Come to think about it, it has been almost 3 months since I last went for a karaoke session. I have the urge to go and sing now – I’m not someone who will be satisfied by just singing in the bathroom! Of course going for karaoke sessions in Hong Kong aren’t as cheap as it would be in places like Shanghai, but if the environment is good, the company is good and the service is good, I definitely don’t mind paying for a good karaoke session!
I’ve been thinking about my work for the past couple of days (and thus all those posts about me wondering about being a teacher). I somehow feel that I’m not all that good teaching people certain things. I mean, I know how to show others how to get certain things done, but when it comes to teaching I just have no idea. Perhaps I’m demanding too much, but when the kids in class do not seem interested in whatever I’m doing despite my best efforts to make them as intriguing as possible, it can get a bit demoralising.

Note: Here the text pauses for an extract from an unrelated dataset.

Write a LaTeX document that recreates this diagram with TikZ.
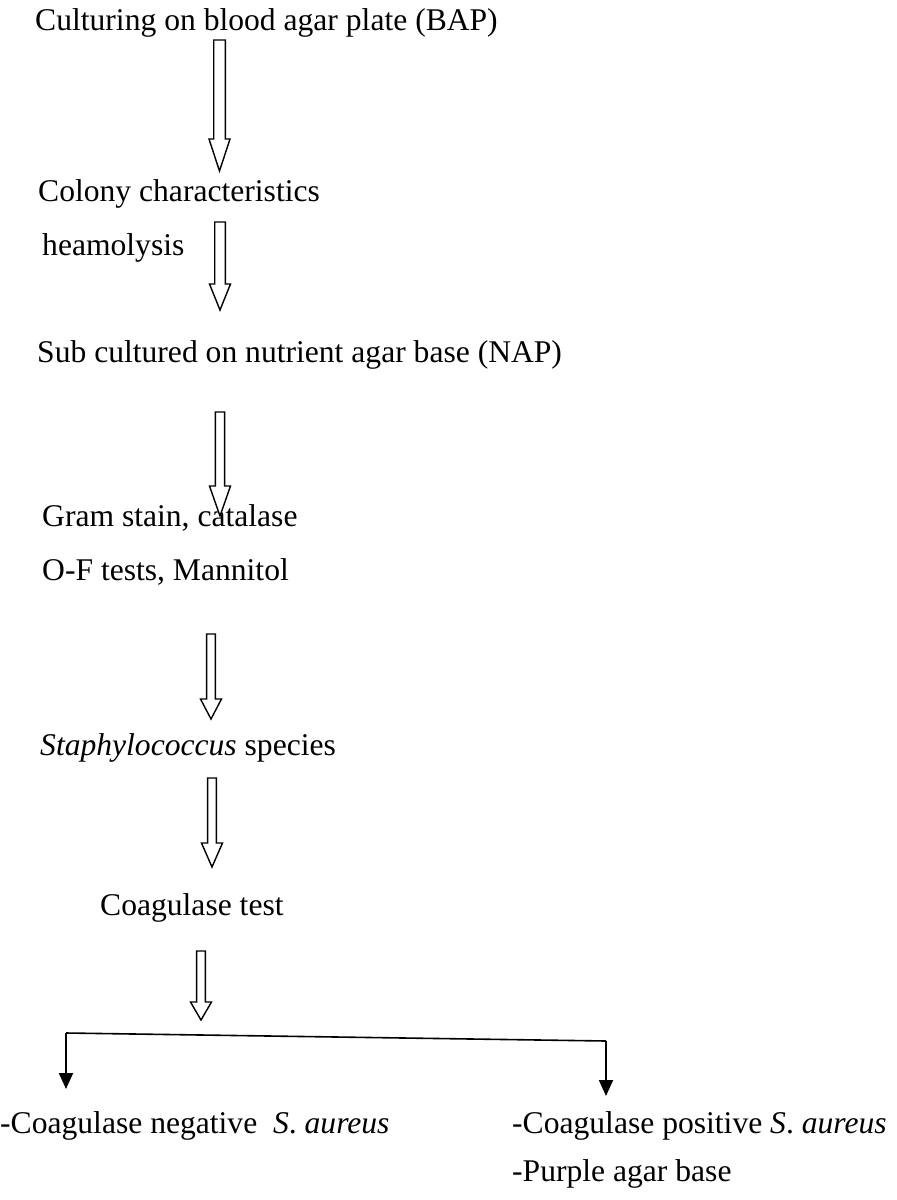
\documentclass[tikz,border=0pt]{standalone}
\usepackage{fontspec}
\setmainfont{Liberation Serif}
\usetikzlibrary{arrows.meta}
\newcommand\hollowarrow[6]{% name, x, top, headtop, tip, shaft half width
  \coordinate (#1) at (#2,#3);
  \draw[harrow] (#2-#6,#3) -- (#2+#6,#3) -- (#2+#6,#4) -- (#2+10.5,#4) -- (#2,#5)
    -- (#2-10.5,#4) -- (#2-#6,#4) -- cycle;}
\begin{document}
\begin{tikzpicture}[x=1pt,y=-1pt,
  txt/.style={anchor=base west,inner sep=0pt,font=\fontsize{31.6}{38}\selectfont},
  harrow/.style={line width=1.4pt,line join=miter,fill=white},
  branch/.style={line width=1.6pt},
  tip/.style={line width=2pt,-{Triangle[width=14pt,length=16pt]}}]
\useasboundingbox[fill=white] (0,0) rectangle (897,1200);
\node[txt] (n1) at (35,30) {Culturing on blood agar plate (BAP)};
\node[txt] (n2) at (38,201) {Colony characteristics};
\node[txt] (n2b) at (42,255) {heamolysis};
\node[txt] (n3) at (37,362) {Sub cultured on nutrient agar base (NAP)};
\node[txt] (n4) at (42,526) {Gram stain, catalase};
\node[txt] (n4b) at (42,580) {O-F tests, Mannitol};
\node[txt] (n5) at (40,755) {\textit{Staphylococcus} species};
\node[txt] (n6) at (100,915) {Coagulase test};
\node[txt] (n7) at (0,1133) {-Coagulase negative\ \ \textit{S}. \textit{aureus}};
\node[txt] (n8) at (512,1133) {-Coagulase positive \textit{S}. \textit{aureus}};
\node[txt] (n8b) at (512,1181) {-Purple agar base};
\hollowarrow{a1}{219.5}{40}{139}{171}{5.8}
\hollowarrow{a2}{220}{222}{284}{310}{5.3}
\hollowarrow{a3}{220}{412}{486}{516}{4.6}
\hollowarrow{a4}{211}{634}{699}{719}{4.4}
\hollowarrow{a5}{212}{778}{843}{867}{4.4}
\hollowarrow{a6}{201}{951}{1002}{1020}{4.4}
\coordinate (bl) at (66,1033);
\coordinate (br) at (606,1041);
\coordinate (el) at (66,1089);
\coordinate (er) at (606,1096);
\draw[branch] (bl) -- (br);
\draw[tip] (bl) -- (el);
\draw[tip] (br) -- (er);
\end{tikzpicture}
\end{document}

But at the same time, when the kids laugh at the lame jokes that I’m telling or answering my all-too-easy questions, suddenly the kind of satisfaction would start to run all over again, and I feel energized to go on.
I know it’s still a pretty long way to go before my contract expires on 31 July, but I really don’t know when the day comes, what kind of feelings would I be having – would it be a “Thank God it’s all over” or “Oh my God it’s all over”? I certainly hope it would be the latter case, but I’m not sure. Let’s see how things would turn out to be.